La Russia è la seconda qualificata per le semifinali dell’ATP Cup. Sono sufficienti i due singolari per stabilire il passaggio del turno della formazione capitanata da Marat Safin ai danni dell’Argentina, nonostante il grande sforzo profuso da Guido Pella e soprattutto Diego Schwartzman. In semifinale Medvedev e compagni attenderanno la vincente della sfida tra Serbia e Canada.
La maggior parte delle emozioni si è concentrata nel secondo incontro, quello tra i numeri uno delle due formazioni, Daniil Medvedev e Diego Schwartzman. Khachanov nel primo incontro infatti non ha sofferto particolarmente. Dominato il primo set 6-2, nel secondo ha dovuto battagliare fino al tie-brek con Pella, come sempre molto combattivo, ma è riuscito a chiudere in due parziali la partita. Ha dovuto faticare molto di più invece Medvedev contro il solito eroico Schwartzman.
Nel primo set il primo break in favore di Medvedev arriva nel sesto gioco, senza che il russo debba fare chissà cosa. Schwartzman però non si butta giù e, con Medvedev al servizio per chiudere il set, riesce finalmente ad ottenere le prime palle break. Il gioco si prolunga per più di otto minuti tra palle break annullate (cinque) e set point cancellati (due, con grandi meriti di Dieguito), ma alla fine è Schwartzman a spuntarla e a rientrare in partita. Seguono l’immediata reazione rabbiosa e un ultimo game del set da incorniciare per Medvedev: lob vincente, dritto vincente in corsa e difesa in back che bacia la riga alle spalle di Schwartzman. C’è purtroppo anche spazio per un po’ di polemica. Medvedev infatti dice qualche parola di troppo al suo avversario, che in precedenza si era lamentato per l’esultanza dell’angolo russo su un suo doppio fallo, e il giudice di sedia Lahyani si vede costretto a dare warning al Team Russia.

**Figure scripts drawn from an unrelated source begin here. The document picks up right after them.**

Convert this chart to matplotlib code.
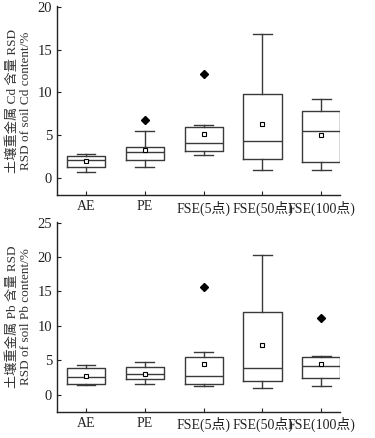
import matplotlib.pyplot as plt

plt.rcParams['font.family'] = ['Liberation Serif', 'Noto Sans CJK SC']

groups = ['AE', 'PE', 'FSE(5点)', 'FSE(50点)', 'FSE(100点)']

# Cd: whisker low, q1, median, q3, whisker high, mean, outliers
cd_wlo = [0.66, 1.28, 2.65, 0.9, 0.86]
cd_q1 = [1.28, 2.1, 3.15, 2.22, 1.83]
cd_med = [2.1, 3.0, 4.09, 4.32, 5.49]
cd_q3 = [2.53, 3.58, 5.95, 9.77, 7.86]
cd_whi = [2.76, 5.45, 6.19, 16.8, 9.22]
cd_mean = [1.95, 3.27, 5.14, 6.3, 5.02]
cd_out = [[], [6.73], [12.14], [], []]

# Pb
pb_wlo = [1.45, 1.6, 1.26, 0.92, 1.31]
pb_q1 = [1.5, 2.33, 1.5, 1.94, 2.43]
pb_med = [2.57, 3.06, 2.72, 3.93, 4.13]
pb_q3 = [3.93, 4.03, 5.49, 12.04, 5.49]
pb_whi = [4.37, 4.76, 6.26, 20.24, 5.63]
pb_mean = [2.77, 3.06, 4.51, 7.14, 4.51]
pb_out = [[], [], [15.68], [], [11.07]]


def make_stats(wlo, q1, med, q3, whi, mean, out):
    stats = []
    for i in range(len(groups)):
        stats.append(dict(whislo=wlo[i], q1=q1[i], med=med[i], q3=q3[i],
                          whishi=whi[i], mean=mean[i], fliers=out[i]))
    return stats


fig = plt.figure(figsize=(3.75, 4.38), dpi=100)
ax1 = fig.add_axes([0.152, 0.555, 0.755, 0.431])
ax2 = fig.add_axes([0.152, 0.060, 0.755, 0.433])

lc = '#3a3a3a'
props = dict(color=lc, linewidth=1.0)

panels = [
    (ax1, make_stats(cd_wlo, cd_q1, cd_med, cd_q3, cd_whi, cd_mean, cd_out),
     (-2, 20.1), range(0, 21, 5), '土壤重金属 Cd 含量 RSD\nRSD of soil Cd content/%'),
    (ax2, make_stats(pb_wlo, pb_q1, pb_med, pb_q3, pb_whi, pb_mean, pb_out),
     (-2.5, 25.1), range(0, 26, 5), '土壤重金属 Pb 含量 RSD\nRSD of soil Pb content/%'),
]

for ax, stats, ylim, yt, lab in panels:
    ax.bxp(stats, positions=range(1, 6), widths=0.65, showmeans=True,
           boxprops=props, whiskerprops=props, capprops=props,
           medianprops=props, capwidths=0.32,
           meanprops=dict(marker='s', markersize=3, markerfacecolor='white',
                          markeredgecolor='black', markeredgewidth=0.8),
           flierprops=dict(marker='D', markersize=4, markerfacecolor='black',
                           markeredgecolor='black'))
    ax.set_xlim(0.506, 5.32)
    ax.set_ylim(*ylim)
    ax.set_yticks(list(yt))
    ax.set_xticks(range(1, 6))
    ax.set_xticklabels(groups)
    ax.spines['top'].set_visible(False)
    ax.spines['right'].set_visible(False)
    for s in ['left', 'bottom']:
        ax.spines[s].set_color('#222222')
        ax.spines[s].set_linewidth(1.0)
    ax.tick_params(direction='in', length=3, width=0.8, labelsize=10.5,
                   colors='#222222')
    ax.tick_params(axis='x', pad=4, labelsize=10)
    ax.set_ylabel(lab, fontsize=9.5, color='#333333', linespacing=1.15, labelpad=4)

fig.savefig('out.png', dpi=100)
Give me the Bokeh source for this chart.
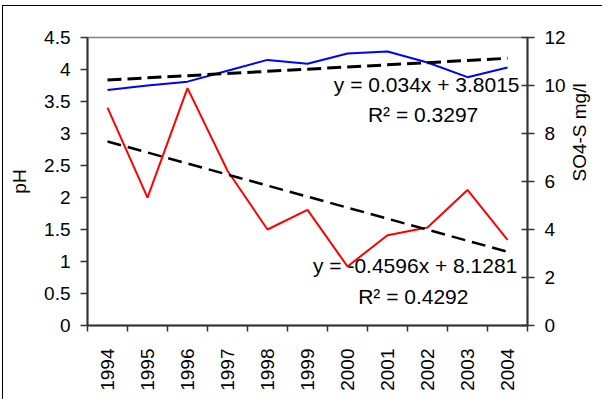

Nel secondo set Schwartzman continua a farsi pericoloso in risposta, ma Medvedev è glaciale su tutte le occasioni di break. In media il russo serve dieci km/h più veloce in situazioni di pericolo, senza che le percentuali ne risentano, anzi. Sul 3-3, alla quarta chance del set, Schwartzman riesce finalmente a far breccia sul servizio dell’avversario e difende il vantaggio fino alla fine del parziale, annullando anche una palla break nel game finale. La frustrazione di Medvedev si rende evidente quando, agli albori dell’ottavo game, colpisce con due racchettate il seggiolone di Mohamed Lahyani; secondo provvedimento disciplinare obbligato e conseguente penalty point per la Russia, che rende ancora più pepata l’atmosfera di un match che sembra adesso molto meno scontato di quanto non fosse un’ora e quarantacinque minuti prima.
I presupposti per un terzo set emozionante ci sono tutti e in effetti l’equilibrio regna fino al 3-3. A questo punto però Medvedev semplicemente decide che è ora di chiudere la partita e alza i giri del motore, su giri che in pochi possono mantenere. Un parziale di tredici punti a quattro negli ultimi tre giochi segna di fatto la fine della partita e del tie. Oggi si è visto un Medvedev a metà tra la scheggia impazzita che ha imperversato sui campi fino a metà del 2019 e il giocatore incredibilmente votato alla solidità e alla concentrazione emerso dalla scorsa, magica, estate.
Da un lato, come espressione della difficoltà del match, è stato vicinissimo a perdere le staffe; il gesto che ha portato al punto di penalità non può essere parte integrante della routine del nuovo numero 4 del mondo, posizione a cui approda con questa vittoria (superando Thiem) e che gli garantirà di non affrontare Nadal o Djokovic prima delle semifinali a Melbourne. Dall’altro, ha comunque trovato il modo di vincere una partita difficile contro un avversario molto combattivo. Quando è stato necessario, in campo si è visto il miglior Medvedev. E questa è una prerogativa che pochi possono vantare.